- _GIVEN DATA_

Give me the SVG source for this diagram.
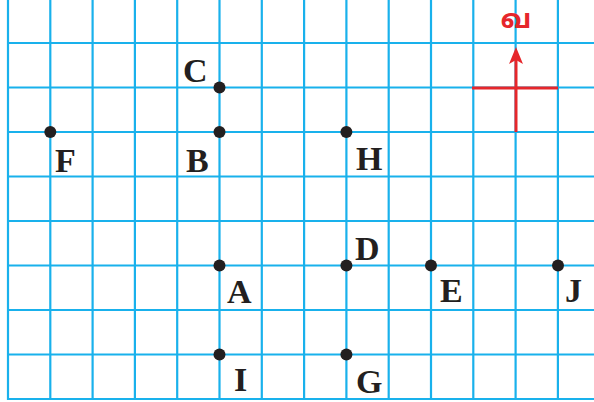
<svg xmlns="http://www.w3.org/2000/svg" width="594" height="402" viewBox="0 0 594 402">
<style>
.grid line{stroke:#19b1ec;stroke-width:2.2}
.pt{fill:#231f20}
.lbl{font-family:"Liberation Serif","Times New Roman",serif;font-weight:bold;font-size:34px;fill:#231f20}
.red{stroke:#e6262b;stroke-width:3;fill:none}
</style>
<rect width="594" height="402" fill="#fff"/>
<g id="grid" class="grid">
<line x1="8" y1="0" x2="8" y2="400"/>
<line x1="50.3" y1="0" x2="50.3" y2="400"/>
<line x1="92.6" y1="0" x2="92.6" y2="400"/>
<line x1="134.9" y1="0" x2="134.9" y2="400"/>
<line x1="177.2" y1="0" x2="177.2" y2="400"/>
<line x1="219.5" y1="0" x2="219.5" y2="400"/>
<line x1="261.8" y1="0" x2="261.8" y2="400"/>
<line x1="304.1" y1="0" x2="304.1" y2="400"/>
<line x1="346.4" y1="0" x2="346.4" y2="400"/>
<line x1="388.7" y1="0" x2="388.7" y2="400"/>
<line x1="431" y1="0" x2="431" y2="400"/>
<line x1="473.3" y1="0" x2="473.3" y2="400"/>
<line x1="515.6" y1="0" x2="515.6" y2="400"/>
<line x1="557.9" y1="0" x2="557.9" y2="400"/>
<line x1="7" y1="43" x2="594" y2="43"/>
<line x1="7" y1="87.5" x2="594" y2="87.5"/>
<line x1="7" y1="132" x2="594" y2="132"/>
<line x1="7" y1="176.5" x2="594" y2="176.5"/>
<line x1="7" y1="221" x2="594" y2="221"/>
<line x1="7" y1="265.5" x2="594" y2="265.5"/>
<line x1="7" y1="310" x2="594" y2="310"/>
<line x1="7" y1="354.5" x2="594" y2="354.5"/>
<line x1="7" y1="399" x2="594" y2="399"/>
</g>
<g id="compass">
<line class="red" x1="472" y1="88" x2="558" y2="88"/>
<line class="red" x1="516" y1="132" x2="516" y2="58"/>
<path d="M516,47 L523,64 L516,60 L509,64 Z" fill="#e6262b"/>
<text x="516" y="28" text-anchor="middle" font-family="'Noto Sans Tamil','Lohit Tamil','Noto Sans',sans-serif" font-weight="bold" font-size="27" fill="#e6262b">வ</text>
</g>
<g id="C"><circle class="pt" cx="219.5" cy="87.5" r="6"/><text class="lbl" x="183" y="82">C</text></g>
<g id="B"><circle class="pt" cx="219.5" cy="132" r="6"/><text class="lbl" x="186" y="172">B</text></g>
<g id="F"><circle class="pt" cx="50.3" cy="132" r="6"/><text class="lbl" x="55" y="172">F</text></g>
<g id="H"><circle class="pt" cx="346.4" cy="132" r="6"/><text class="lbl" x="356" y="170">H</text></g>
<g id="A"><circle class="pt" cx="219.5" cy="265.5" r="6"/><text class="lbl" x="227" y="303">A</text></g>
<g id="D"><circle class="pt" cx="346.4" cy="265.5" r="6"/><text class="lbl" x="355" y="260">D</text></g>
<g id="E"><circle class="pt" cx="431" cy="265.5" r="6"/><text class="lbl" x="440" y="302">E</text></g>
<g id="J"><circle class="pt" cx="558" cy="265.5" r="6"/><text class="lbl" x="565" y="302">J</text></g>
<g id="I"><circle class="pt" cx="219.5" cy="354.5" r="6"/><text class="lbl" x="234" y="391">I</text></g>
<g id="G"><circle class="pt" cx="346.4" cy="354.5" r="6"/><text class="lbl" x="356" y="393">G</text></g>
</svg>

- _SET TASK_
Set every line down exactly as written, leaving each picture out.

- _REPLY_
Give me the SVG source for this diagram.
<svg xmlns="http://www.w3.org/2000/svg" width="594" height="402" viewBox="0 0 594 402">
<style>
.grid line{stroke:#19b1ec;stroke-width:2.2}
.pt{fill:#231f20}
.lbl{font-family:"Liberation Serif","Times New Roman",serif;font-weight:bold;font-size:34px;fill:#231f20}
.red{stroke:#e6262b;stroke-width:3;fill:none}
</style>
<rect width="594" height="402" fill="#fff"/>
<g id="grid" class="grid">
<line x1="8" y1="0" x2="8" y2="400"/>
<line x1="50.3" y1="0" x2="50.3" y2="400"/>
<line x1="92.6" y1="0" x2="92.6" y2="400"/>
<line x1="134.9" y1="0" x2="134.9" y2="400"/>
<line x1="177.2" y1="0" x2="177.2" y2="400"/>
<line x1="219.5" y1="0" x2="219.5" y2="400"/>
<line x1="261.8" y1="0" x2="261.8" y2="400"/>
<line x1="304.1" y1="0" x2="304.1" y2="400"/>
<line x1="346.4" y1="0" x2="346.4" y2="400"/>
<line x1="388.7" y1="0" x2="388.7" y2="400"/>
<line x1="431" y1="0" x2="431" y2="400"/>
<line x1="473.3" y1="0" x2="473.3" y2="400"/>
<line x1="515.6" y1="0" x2="515.6" y2="400"/>
<line x1="557.9" y1="0" x2="557.9" y2="400"/>
<line x1="7" y1="43" x2="594" y2="43"/>
<line x1="7" y1="87.5" x2="594" y2="87.5"/>
<line x1="7" y1="132" x2="594" y2="132"/>
<line x1="7" y1="176.5" x2="594" y2="176.5"/>
<line x1="7" y1="221" x2="594" y2="221"/>
<line x1="7" y1="265.5" x2="594" y2="265.5"/>
<line x1="7" y1="310" x2="594" y2="310"/>
<line x1="7" y1="354.5" x2="594" y2="354.5"/>
<line x1="7" y1="399" x2="594" y2="399"/>
</g>
<g id="compass">
<line class="red" x1="472" y1="88" x2="558" y2="88"/>
<line class="red" x1="516" y1="132" x2="516" y2="58"/>
<path d="M516,47 L523,64 L516,60 L509,64 Z" fill="#e6262b"/>
<text x="516" y="28" text-anchor="middle" font-family="'Noto Sans Tamil','Lohit Tamil','Noto Sans',sans-serif" font-weight="bold" font-size="27" fill="#e6262b">வ</text>
</g>
<g id="C"><circle class="pt" cx="219.5" cy="87.5" r="6"/><text class="lbl" x="183" y="82">C</text></g>
<g id="B"><circle class="pt" cx="219.5" cy="132" r="6"/><text class="lbl" x="186" y="172">B</text></g>
<g id="F"><circle class="pt" cx="50.3" cy="132" r="6"/><text class="lbl" x="55" y="172">F</text></g>
<g id="H"><circle class="pt" cx="346.4" cy="132" r="6"/><text class="lbl" x="356" y="170">H</text></g>
<g id="A"><circle class="pt" cx="219.5" cy="265.5" r="6"/><text class="lbl" x="227" y="303">A</text></g>
<g id="D"><circle class="pt" cx="346.4" cy="265.5" r="6"/><text class="lbl" x="355" y="260">D</text></g>
<g id="E"><circle class="pt" cx="431" cy="265.5" r="6"/><text class="lbl" x="440" y="302">E</text></g>
<g id="J"><circle class="pt" cx="558" cy="265.5" r="6"/><text class="lbl" x="565" y="302">J</text></g>
<g id="I"><circle class="pt" cx="219.5" cy="354.5" r="6"/><text class="lbl" x="234" y="391">I</text></g>
<g id="G"><circle class="pt" cx="346.4" cy="354.5" r="6"/><text class="lbl" x="356" y="393">G</text></g>
</svg>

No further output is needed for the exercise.